Revenu de base : une allocation universelle qui profiterait à l’environnement

Et vous, que feriez-vous si votre revenu était garanti ? C’est par cette question très large que les militants pour le revenu de base ont pris l’habitude d’amorcer leurs discussions avec le public. Car le principe du revenu de base est simple : en versant à chaque citoyen un revenu,
on valorise sa participation à la société au-delà de l’unique mesure de l’emploi.

 On lui permet ainsi de ne plus envisager son temps comme forcément divisé entre le temps rémunéré et le temps « libre ». Avec un revenu de base, les citoyens auraient le choix entre travailler moins et, par exemple, se consacrer à une activité associative (investissement le plus souvent non sanctionné par un salaire alors qu’il relève de l’intérêt général)… ou continuer à travailler s’ils désirent gagner davantage.

 

 

En quoi le revenu de base pourrait-il être vecteur de meilleures pratiques environnementales ?

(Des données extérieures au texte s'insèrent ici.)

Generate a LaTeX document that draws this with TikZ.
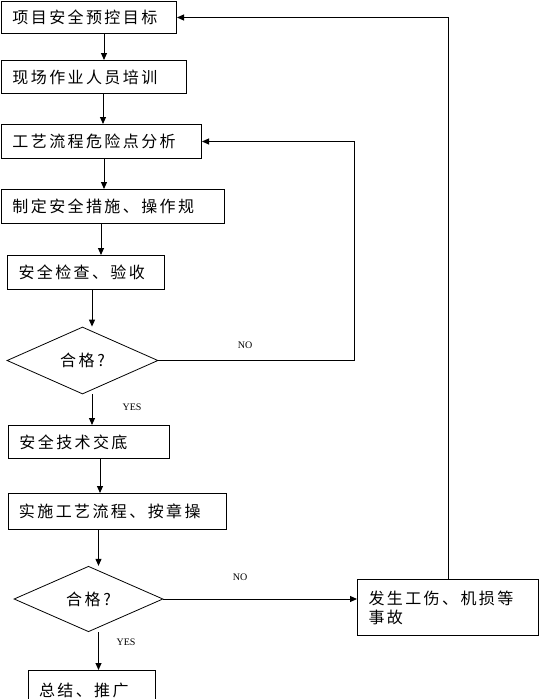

Le revenu de base offre la sécurité et la liberté nécessaires à de vrais changements. Aujourd’hui, tout le monde a peur : de perdre son emploi, de ne pas pouvoir subvenir à ses besoins ni à ceux de ses proches. Avec le revenu de base, on aurait le choix d’avoir un métier en accord avec ses valeurs. Prenons l’exemple des agriculteurs. Leurs champs sont gigantesques, les moyens de productions incroyables et pourtant, ils peinent à survivre. Leur mal-être est palpable : en France, un suicide tous les deux jours. Les pesticides détruisent leur santé et leur terre – leur outil de travail – polluant les sols dans lesquels est puisée l’eau que nous buvons. Et toute cette activité destructrice est subventionnée par l’Union Européenne.
Avec un revenu de base, leur situation pourrait être différente ?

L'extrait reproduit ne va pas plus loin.